Шофер покосился на соседа и вздохнул. Оберштурмбанфюрер! О-о, майн гот. Подальше от них.
В город добрались ночью. Машина подкатила прямо к районной управе.
Прибывшего встречал лично бургомистр Чаповский. За ним по делам следовал начальник районной полиции Корольков. Полный, крупный, розовый, с выпуклыми рачьими глазами. Они вышли Из управы под охраной пятерых полицейских. Здесь же были и двое немецких солдат, но держались они обособленно.
Чаповский снял шапку и низко поклонился приезжему.
— Глубоко тронуты вашим патриотическим поступком, господин Проханов. Ваше добровольное желание служить родине и нашим доблестным освободителям будет по достоинству оценено потомками. Позвольте вас обнять, почтеннейший отец Василий.
Бургомистр обнял Проханова, три раза приложился к его щекам, а потом смиренно склонил голову для благословения. Проханов осенил его широким крестом, растрогался и смахнул с ресниц набежавшую слезу. Как в старину, в добрую старину.
— Позвольте, ваше преосвященство, представить господина Королькова.
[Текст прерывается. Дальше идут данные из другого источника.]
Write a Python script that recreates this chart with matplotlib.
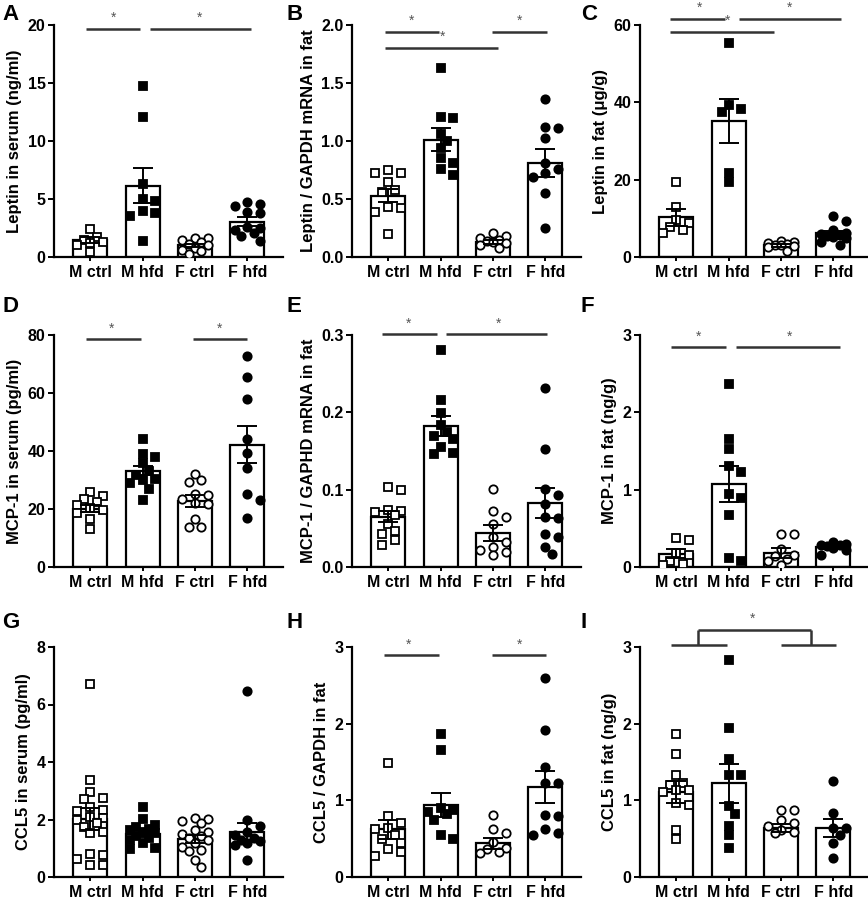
import matplotlib
matplotlib.use('Agg')
import matplotlib.pyplot as plt
import numpy as np

plt.rcParams['font.family'] = ['Liberation Sans', 'DejaVu Sans']
plt.rcParams['font.weight'] = 'bold'

groups = ['M ctrl', 'M hfd', 'F ctrl', 'F hfd']

# ---------------- data ----------------
A_mctrl = [2.4, 1.7, 1.5, 1.3, 1.2, 1.0, 0.4]
A_mhfd = [14.7, 12.1, 6.3, 5.0, 4.8, 4.0, 3.8, 3.5, 1.4]
A_fctrl = [1.6, 1.6, 1.5, 1.3, 1.1, 1.0, 0.8, 0.6, 0.5, 0.3]
A_fhfd = [4.7, 4.6, 4.4, 3.9, 3.8, 2.6, 2.5, 2.3, 2.1, 1.8, 1.4]
A_mean = [1.45, 6.15, 1.0, 3.05]
A_sem = [0.25, 1.5, 0.15, 0.4]

B_mctrl = [0.75, 0.72, 0.72, 0.65, 0.58, 0.56, 0.43, 0.42, 0.39, 0.20]
B_mhfd = [1.63, 1.21, 1.20, 1.06, 1.00, 0.94, 0.85, 0.81, 0.76, 0.71]
B_fctrl = [0.21, 0.18, 0.16, 0.15, 0.14, 0.13, 0.12, 0.10, 0.08]
B_fhfd = [1.36, 1.12, 1.11, 1.03, 0.81, 0.76, 0.72, 0.69, 0.55, 0.25]
B_mean = [0.53, 1.01, 0.13, 0.81]
B_sem = [0.06, 0.10, 0.02, 0.12]

C_mctrl = [19.3, 12.9, 9.6, 8.7, 7.8, 7.0, 6.3]
C_mhfd = [55.4, 39.3, 38.3, 37.4, 21.7, 19.3]
C_fctrl = [4.2, 3.9, 3.6, 3.4, 3.2, 3.0, 2.8, 2.5, 1.5]
C_fhfd = [10.7, 9.2, 7.0, 6.3, 6.0, 5.7, 5.5, 5.2, 4.8, 3.8, 3.2]
C_mean = [10.3, 35.2, 3.0, 6.1]
C_sem = [2.2, 5.6, 0.3, 0.7]

D_mctrl = [25.9, 24.5, 23.5, 22.5, 21.5, 20.5, 19.5, 18.5, 16.5, 13.0]
D_mhfd = [44.1, 39.1, 38.0, 35.7, 33.0, 31.6, 30.5, 29.9, 28.8, 27.0, 23.0]
D_fctrl = [32.2, 29.9, 29.3, 25.3, 24.7, 23.6, 21.9, 21.6, 16.7, 13.8, 13.8]
D_fhfd = [72.7, 65.6, 58.1, 44.1, 39.4, 34.0, 25.1, 23.2, 17.0]
D_mean = [20.1, 33.2, 22.8, 42.1]
D_sem = [1.3, 1.6, 2.0, 6.4]

E_mctrl = [0.104, 0.100, 0.074, 0.073, 0.071, 0.067, 0.056, 0.047, 0.043, 0.035, 0.029]
E_mhfd = [0.281, 0.216, 0.199, 0.184, 0.175, 0.169, 0.165, 0.155, 0.148, 0.146]
E_fctrl = [0.101, 0.073, 0.065, 0.056, 0.039, 0.032, 0.026, 0.022, 0.019, 0.015]
E_fhfd = [0.232, 0.152, 0.101, 0.093, 0.082, 0.065, 0.063, 0.043, 0.039, 0.026, 0.017]
E_mean = [0.065, 0.182, 0.044, 0.083]
E_sem = [0.007, 0.013, 0.010, 0.019]

F_mctrl = [0.37, 0.35, 0.18, 0.16, 0.08, 0.04, 0.03]
F_mhfd = [2.37, 1.65, 1.53, 1.31, 1.23, 0.94, 0.89, 0.67, 0.12, 0.08]
F_fctrl = [0.43, 0.43, 0.23, 0.16, 0.14, 0.10, 0.08, 0.03]
F_fhfd = [0.32, 0.30, 0.29, 0.28, 0.27, 0.25, 0.22, 0.16]
F_mean = [0.17, 1.07, 0.18, 0.26]
F_sem = [0.06, 0.23, 0.07, 0.02]

G_mctrl = [6.73, 3.38, 2.94, 2.75, 2.71, 2.45, 2.34, 2.28, 2.10, 2.05, 1.99, 1.87,
           1.73, 1.58, 1.53, 0.81, 0.77, 0.62, 0.43, 0.43]
G_mhfd = [2.45, 2.01, 1.82, 1.73, 1.66, 1.62, 1.58, 1.53, 1.43, 1.35, 1.29, 1.18, 1.00, 0.97]
G_fctrl = [2.05, 2.01, 1.95, 1.87, 1.64, 1.55, 1.50, 1.41, 1.35, 1.29, 1.20, 1.06,
           0.95, 0.90, 0.60, 0.34]
G_fhfd = [6.47, 1.99, 1.78, 1.58, 1.47, 1.35, 1.30, 1.24, 1.18, 1.12, 0.58]
G_mean = [2.01, 1.50, 1.32, 1.58]
G_sem = [0.38, 0.12, 0.14, 0.29]

H_mctrl = [1.49, 0.79, 0.71, 0.64, 0.62, 0.55, 0.49, 0.45, 0.36, 0.33, 0.28]
H_mhfd = [1.86, 1.66, 0.90, 0.88, 0.85, 0.82, 0.75, 0.55, 0.49]
H_fctrl = [0.81, 0.63, 0.57, 0.46, 0.38, 0.36, 0.33, 0.31]
H_fhfd = [2.59, 1.92, 1.43, 1.22, 1.22, 0.81, 0.79, 0.62, 0.57, 0.55]
H_mean = [0.62, 0.94, 0.44, 1.17]
H_sem = [0.12, 0.16, 0.07, 0.21]

I_mctrl = [1.87, 1.60, 1.33, 1.23, 1.20, 1.14, 1.13, 1.11, 0.96, 0.94, 0.61, 0.49]
I_mhfd = [2.83, 1.95, 1.54, 1.33, 1.33, 0.92, 0.82, 0.67, 0.55, 0.38]
I_fctrl = [0.88, 0.87, 0.74, 0.70, 0.66, 0.61, 0.59, 0.57]
I_fhfd = [1.25, 0.83, 0.64, 0.64, 0.55, 0.45, 0.25]
I_mean = [1.11, 1.22, 0.64, 0.64]
I_sem = [0.14, 0.25, 0.05, 0.12]

ylabels = ['Leptin in serum (ng/ml)', 'Leptin / GAPDH mRNA in fat', 'Leptin in fat (\u03bcg/g)',
           'MCP-1 in serum (pg/ml)', 'MCP-1 / GAPHD mRNA in fat', 'MCP-1 in fat (ng/g)',
           'CCL5 in serum (pg/ml)', 'CCL5 / GAPDH in fat', 'CCL5 in fat (ng/g)']
letters = ['A', 'B', 'C', 'D', 'E', 'F', 'G', 'H', 'I']
yticks = [[0, 5, 10, 15, 20], [0.0, 0.5, 1.0, 1.5, 2.0], [0, 20, 40, 60],
          [0, 20, 40, 60, 80], [0.0, 0.1, 0.2, 0.3], [0, 1, 2, 3],
          [0, 2, 4, 6, 8], [0, 1, 2, 3], [0, 1, 2, 3]]
yticklabels = [['0', '5', '10', '15', '20'], ['0.0', '0.5', '1.0', '1.5', '2.0'], ['0', '20', '40', '60'],
               ['0', '20', '40', '60', '80'], ['0.0', '0.1', '0.2', '0.3'], ['0', '1', '2', '3'],
               ['0', '2', '4', '6', '8'], ['0', '1', '2', '3'], ['0', '1', '2', '3']]

# significance lines: (x_start, x_end, y) or (x0, x1, y0, y1); stars: (x, y)
A_sig = [(-0.07, 0.96, 19.65), (1.14, 3.07, 19.65)]
A_star = [(0.44, 20.6), (2.09, 20.6)]
B_sig = [(-0.06, 0.97, 1.94), (-0.06, 2.09, 1.80), (1.99, 3.03, 1.94)]
B_star = [(0.45, 2.04), (1.03, 1.895), (2.51, 2.04)]
C_sig = [(-0.11, 0.94, 61.6), (1.20, 3.15, 61.6), (-0.11, 1.87, 58.3)]
C_star = [(0.45, 64.5), (2.16, 64.5), (0.98, 61.1)]
D_sig = [(-0.08, 0.97, 78.5), (1.97, 2.99, 78.5)]
D_star = [(0.41, 82.3), (2.47, 82.3)]
E_sig = [(-0.11, 0.94, 0.301), (1.10, 3.04, 0.301)]
E_star = [(0.39, 0.314), (2.11, 0.314)]
F_sig = [(-0.10, 0.95, 2.84), (1.15, 3.12, 2.84)]
F_star = [(0.42, 2.98), (2.16, 2.98)]
G_sig = []
G_star = []
H_sig = [(-0.07, 0.97, 2.89), (1.99, 3.01, 2.89)]
H_star = [(0.39, 3.03), (2.50, 3.03)]
I_sig = [(-0.10, 0.97, 3.03), (2.00, 3.05, 3.03),
         (0.42, 0.42, 3.03, 3.22), (2.57, 2.57, 3.03, 3.22), (0.42, 2.57, 3.22)]
I_star = [(1.45, 3.37)]

panels = [
    ([A_mctrl, A_mhfd, A_fctrl, A_fhfd], A_mean, A_sem, A_sig, A_star),
    ([B_mctrl, B_mhfd, B_fctrl, B_fhfd], B_mean, B_sem, B_sig, B_star),
    ([C_mctrl, C_mhfd, C_fctrl, C_fhfd], C_mean, C_sem, C_sig, C_star),
    ([D_mctrl, D_mhfd, D_fctrl, D_fhfd], D_mean, D_sem, D_sig, D_star),
    ([E_mctrl, E_mhfd, E_fctrl, E_fhfd], E_mean, E_sem, E_sig, E_star),
    ([F_mctrl, F_mhfd, F_fctrl, F_fhfd], F_mean, F_sem, F_sig, F_star),
    ([G_mctrl, G_mhfd, G_fctrl, G_fhfd], G_mean, G_sem, G_sig, G_star),
    ([H_mctrl, H_mhfd, H_fctrl, H_fhfd], H_mean, H_sem, H_sig, H_star),
    ([I_mctrl, I_mhfd, I_fctrl, I_fhfd], I_mean, I_sem, I_sig, I_star),
]

# ---------------- layout ----------------
W, H = 868, 900
fig = plt.figure(figsize=(W / 100, H / 100), dpi=100)
col_left = [54, 352, 640]
row_top = [25, 335, 647]
row_bot = [257, 567, 877]
ax_w = 229
XMIN, XMAX = -0.69, 3.68
spacing_px = ax_w / (XMAX - XMIN)

markers = ['s', 's', 'o', 'o']
faces = ['white', 'black', 'white', 'black']
MS_PX = 8.5


def swarm(vals, ymax, ax_h_px):
    vals = np.asarray(vals, dtype=float)
    ypx = vals / ymax * ax_h_px
    order = np.argsort(-ypx)
    xs = np.zeros(len(vals))
    placed = []
    step = MS_PX * 0.75
    cands = [0.0]
    for j in range(1, 3):
        cands += [j * step, -j * step]
    for i in order:
        best, bestd = 0.0, -1
        chosen = None
        for c in cands:
            d = min([np.hypot(c - px, ypx[i] - py) for px, py in placed] + [1e9])
            if d >= MS_PX * 1.05:
                chosen = c
                break
            if d > bestd:
                best, bestd = c, d
        if chosen is None:
            chosen = best
        placed.append((chosen, ypx[i]))
        xs[i] = chosen / spacing_px
    return xs


for k, (pts, means, sems, sig, stars) in enumerate(panels):
    r, c = divmod(k, 3)
    left = col_left[c] / W
    bottom = 1 - row_bot[r] / H
    height = (row_bot[r] - row_top[r]) / H
    ax = fig.add_axes([left, bottom, ax_w / W, height])
    ymax = yticks[k][-1]
    ax_h_px = row_bot[r] - row_top[r]
    x = np.arange(4)
    ax.bar(x, means, width=0.65, color='white', edgecolor='black', linewidth=1.6, zorder=1)
    for g in range(4):
        offs = swarm(pts[g], ymax, ax_h_px)
        ax.plot(g + offs, pts[g], linestyle='none', marker=markers[g], markersize=6.0,
                markerfacecolor=faces[g], markeredgecolor='black', markeredgewidth=1.3, zorder=3)
    ax.errorbar(x, means, yerr=sems, fmt='none', ecolor='black', elinewidth=1.4,
                capsize=7, capthick=1.4, zorder=4)
    for s in sig:
        if len(s) == 3:
            ax.plot([s[0], s[1]], [s[2], s[2]], color='#333333', linewidth=1.8,
                    clip_on=False, zorder=5, solid_capstyle='butt')
        else:
            ax.plot([s[0], s[1]], [s[2], s[3]], color='#333333', linewidth=1.8,
                    clip_on=False, zorder=5, solid_capstyle='butt')
    for sx, sy in stars:
        ax.text(sx, sy, '*', ha='center', va='center', fontsize=10, color='#555555',
                fontweight='normal', clip_on=False)
    ax.set_xlim(XMIN, XMAX)
    ax.set_ylim(0, ymax)
    ax.set_xticks(x)
    ax.set_xticklabels(groups, fontsize=11.5, fontweight='bold')
    ax.set_yticks(yticks[k])
    ax.set_yticklabels(yticklabels[k], fontsize=11.5, fontweight='bold')
    ax.set_ylabel(ylabels[k], fontsize=12, fontweight='bold', labelpad=4)
    for sp in ['top', 'right']:
        ax.spines[sp].set_visible(False)
    for sp in ['left', 'bottom']:
        ax.spines[sp].set_linewidth(1.6)
    ax.tick_params(axis='both', direction='out', width=1.4, length=4, pad=2)
    ax.tick_params(axis='x', length=3, pad=3)

# panel letters
letter_x = [2, 287, 581]
letter_y = [4, 296, 612]
for k, L in enumerate(letters):
    r, c = divmod(k, 3)
    fig.text(letter_x[c] / W, 1 - letter_y[r] / H, L, fontsize=16, fontweight='bold',
             ha='left', va='top')

fig.savefig('out.png', dpi=100)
Это, так сказать, наш страж, наше с вами оружие. Прошу любить и жаловать. За вашу безопасность, по приказу свыше, — Чаповский выразительно поднял указательный палец, — можем ручаться. Живите во славу господа бога нашего, во славу святого оружия. Служите верой и правдой, и бог нам воздаст сторицей.
— Аминь, — вполголоса произнес Проханов и с досадой покосился на словоохотливого бургомистра. Приезжего что-то явно беспокоило.
— Благословите и меня, святой отец, — подал смиренный голос и полицейский начальник Корольков, пряча ухмылку где-то в углах широкого, жадного рта.
Он подошел к приезжему, наклонился и поцеловал ему руку.
Проханов вздрогнул от неожиданности, но так же, как Чаповского, благословил широким крестом и Королькова.